The Jamaican government also has strong incentives to enforce these provisions. Corporate fraud undermines business confidence, harms creditors, and erodes tax revenue. When directors treat company assets as personal property, it destabilizes the entire commercial ecosystem.
Plus, let’s be honest: small jurisdictions often work harder to prove they’re not “soft” on white-collar crime. Jamaica is no exception.
The Broader Context: Flag Theory and Asset Protection
If you’re operating in Jamaica as part of a flag theory strategy—living in one jurisdiction, doing business through entities in another—this becomes even more critical.

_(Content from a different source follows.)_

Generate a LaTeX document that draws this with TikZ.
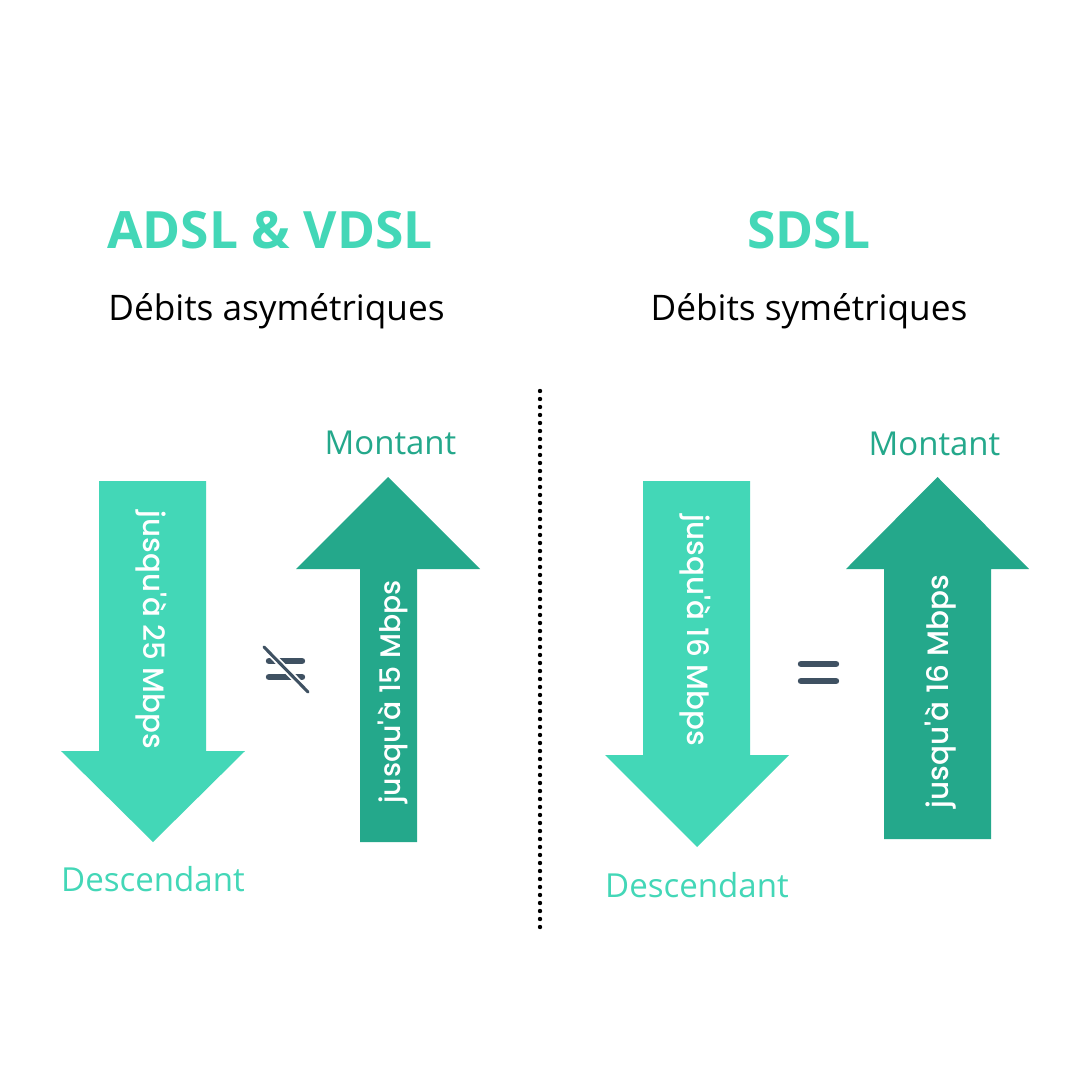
\documentclass[tikz,border=0pt]{standalone}
\usepackage{fontspec}
\setmainfont{Open Sans}
\newfontfamily\arrowfont{Poppins Medium}
\definecolor{lightgreen}{HTML}{43D7B7}
\definecolor{darkgreen}{HTML}{24A88B}
\definecolor{slate}{HTML}{3F5162}
\newcommand{\pxfont}[1]{\fontsize{#1}{#1}\selectfont}
\tikzset{
  x=0.75pt,y=-0.75pt,
  titletext/.style={text=lightgreen,font=\pxfont{38.6}\bfseries,inner sep=0pt},
  subtext/.style={text=black,font=\pxfont{26.4},inner sep=0pt},
  lightlabel/.style={text=lightgreen,font=\pxfont{24.8},inner sep=0pt},
  darklabel/.style={text=darkgreen,font=\pxfont{24.7},inner sep=0pt},
  arrowtext/.style={text=white,font=\arrowfont\pxfont{22},inner sep=0pt},
  bar/.style={slate,line width=4.8pt,line cap=round},
  dots/.style={black,line width=3.3pt,line cap=round,dash pattern=on 0pt off 6pt},
}
\begin{document}
\begin{tikzpicture}
\useasboundingbox (0,0) rectangle (1080,1080);
\fill[white] (0,0) rectangle (1080,1080);
% arrows
\fill[lightgreen] (99,481) -- (206,481) -- (206,751) -- (245,751) -- (153,842) -- (61,751) -- (99,751) -- cycle;
\fill[darkgreen] (388,477) -- (480,569) -- (417,569) -- (417,842) -- (360,842) -- (360,569) -- (296,569) -- cycle;
\fill[lightgreen] (643,481) -- (750,481) -- (750,755) -- (789,755) -- (697,847) -- (605,755) -- (643,755) -- cycle;
\fill[darkgreen] (937.5,477) -- (1029,569) -- (991,569) -- (991,839) -- (884,839) -- (884,569) -- (846,569) -- cycle;
% titles
\node[titletext] (t1) at (270,230) {ADSL \& VDSL};
\node[titletext] (t2) at (809,230) {SDSL};
\node[subtext] (s1) at (276.5,311) {Débits asymétriques};
\node[subtext] (s2) at (809,311) {Débits symétriques};
% labels
\node[darklabel] (m1) at (390.5,443) {Montant};
\node[darklabel] (m2) at (934.5,444) {Montant};
\node[lightlabel] (d1) at (153,879) {Descendant};
\node[lightlabel] (d2) at (697,885) {Descendant};
% rotated
\node[arrowtext,rotate=-90] (a1) at (151,630) {jusqu'à 25 Mbps};
\node[arrowtext,rotate=90,font=\arrowfont\pxfont{21.2}] (a2) at (393,692) {jusqu'à 15 Mbps};
\node[arrowtext,rotate=-90] (a3) at (695,630) {jusqu'à 16 Mbps};
\node[arrowtext,rotate=90,font=\arrowfont\pxfont{22.1}] (a4) at (941,691.5) {jusqu'à 16 Mbps};
% divider
\coordinate (dt) at (540,391);
\coordinate (db) at (540,928);
\draw[dots] (dt) -- (db);
% not equal
\coordinate (n1a) at (269,661); \coordinate (n1b) at (302,661);
\coordinate (n2a) at (269,677); \coordinate (n2b) at (302,677);
\coordinate (sa) at (264,647); \coordinate (sb) at (308,692);
\draw[bar] (n1a) -- (n1b);
\draw[bar] (n2a) -- (n2b);
\draw[white,line width=5pt] (sa) -- (sb);
\draw[slate,line width=2.3pt,line cap=round] (sa) -- (sb);
% equal
\coordinate (e1a) at (801,664); \coordinate (e1b) at (836,664);
\coordinate (e2a) at (801,681); \coordinate (e2b) at (836,681);
\draw[bar] (e1a) -- (e1b);
\draw[bar] (e2a) -- (e2b);
\end{tikzpicture}
\end{document}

Cross-border complications amplify every risk. If you’re a non-resident director of a Jamaican company, you might think geographic distance provides insulation. It doesn’t. Jamaica has mutual legal assistance treaties and participates in international enforcement cooperation.
And if you’re using a Jamaican company for asset protection or tax optimization, the last thing you want is criminal liability. It defeats the entire purpose of structuring. Asset protection collapses the moment criminal fraud enters the picture.
My Take: Don’t Get Cute With Corporate Assets
Look, I understand the impulse. You built the company. You’re the only shareholder. The money feels like yours.
But the law doesn’t care about feelings. It cares about legal structures. And in Jamaica, those structures are enforced with criminal sanctions.
The irony? Proper corporate hygiene isn’t even difficult. It’s mostly paperwork. Formalize your transactions. Maintain separation. Pay yourself through legal channels. Keep the company solvent.
Do these things, and fraudulent conversion never becomes an issue.
Ignore them, and you’re gambling with criminal liability. Not worth it. Not even close.
Jamaica offers legitimate opportunities for business structuring, but only if you respect the legal framework. Treat your company as the separate entity it is, document your transactions properly, and keep your personal finances distinct from corporate assets. That’s not just good practice—it’s staying out of prison.